Copyright © 1997–2017 Stan Brown, BrownMath.com

**Summary:**
Trig can answer some of the
**questions your algebra teacher wouldn’t answer**, like
what’s √i? and
what’s the log of a negative number?

As you may remember, complex numbers like 3+4i and 2−7i are often plotted on a complex plane. This makes it easier to visualize adding and subtracting. The illustration at right shows that

(3+4i) + (2−7i) = 5−3i

It turns out that for multiplying, dividing, and finding
powers and roots,
complex numbers are easier to work with in
**polar form**. This means that instead of thinking about the real
and imaginary components (the “−3” and “5” in
−3+5i), you think of the length and direction of the
line.

The length is easy, just the good old Pythagorean theorem in fact:

*r* = √(3² + 5²) = √34
≈ 5.83

(The length *r* is called the **absolute value** or
**modulus** of the complex number.)

But what about the direction? You can see from the picture
that *θ* is about 120° or about 2 radians (measured
counterclockwise from the positive real axis, which points east), but
what is it exactly? Well, you know that
tan *θ* = −5/3. If you take
Arctan(−5/3) on your calculator, you get −1.03, and
adding π to get into the proper quadrant gives
*θ* = 2.11 radians.
(In degrees, Arctan(−5/3) = −59.04, and
adding 180 gives *θ* = 120.96°.) You can write
it this way:

−3+5i ≈
5.83 e^{2.11i} or
5.83[cos 2.11 + i sin 2.11] or
5.83 cis 2.11 or
5.83∠120.96°

There’s a nice trick that finds the angle in the correct quadrant automatically:

*θ* = 2 Arctan(*y*/(*x* + *r*))

This builds in the adjustment to the correct quadrant, so you never have to worry about whether to add or subtract 180° or π. If you test 2 Arctan(5/(−3 + √34)) on your calculator, you get 2.11 radians or 120.96° as before.
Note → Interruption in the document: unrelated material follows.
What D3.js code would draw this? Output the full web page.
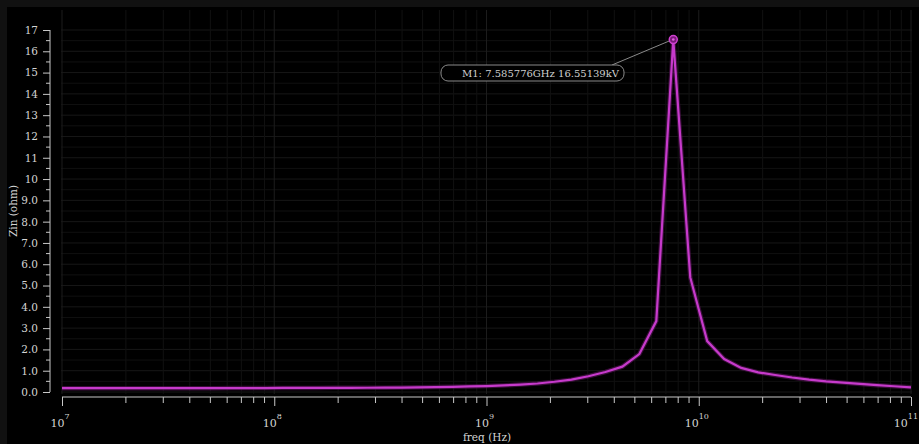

This formula is particularly handy when you’re writing a
program or spreadsheet formula to find *θ*. It flows directly
from the formulas for tangent of half an
angle, where the functions are expressed
in terms of *x*, *y*, and *r*.
A July 2003 article by Rob Johnson, archived here,
inspired me to add this section.

One of the applications of Euler’s formula (equation 47) is finding any power or root of any complex number. (Sawyer doesn’t do this, or at least not in the same book.) It’s not hard to develop the formula, using just Euler’s formula and the laws of exponents.

Start by writing down Euler’s formula, multiplied left and
right by a scale factor *r*:

*r* (cos *x* + i sin *x*) =
*r* e^{ix}

Next, raise both sides to the *n*th power:

[*r* (cos *x* +
i sin *x*)]^{n} =
[*r* e^{ix}]^{n}

Let’s leave the left-hand side alone for a while, and simplify the right-hand side. First, by the laws of exponents

[*r* e^{ix}]^{n} =
*r*^{n} e^{inx}

Apply Euler’s formula to the right-hand side and you have

[*r* e^{ix}]^{n} =
*r*^{n} (cos *n**x* + i sin *n**x*)

Connect that right-hand side to the original left-hand side and
you have **DeMoivre’s theorem**:

(82) [*r*(cos *x* + i sin *x*)]^{n} = *r*^{n} (cos *n**x* + i sin *n**x*)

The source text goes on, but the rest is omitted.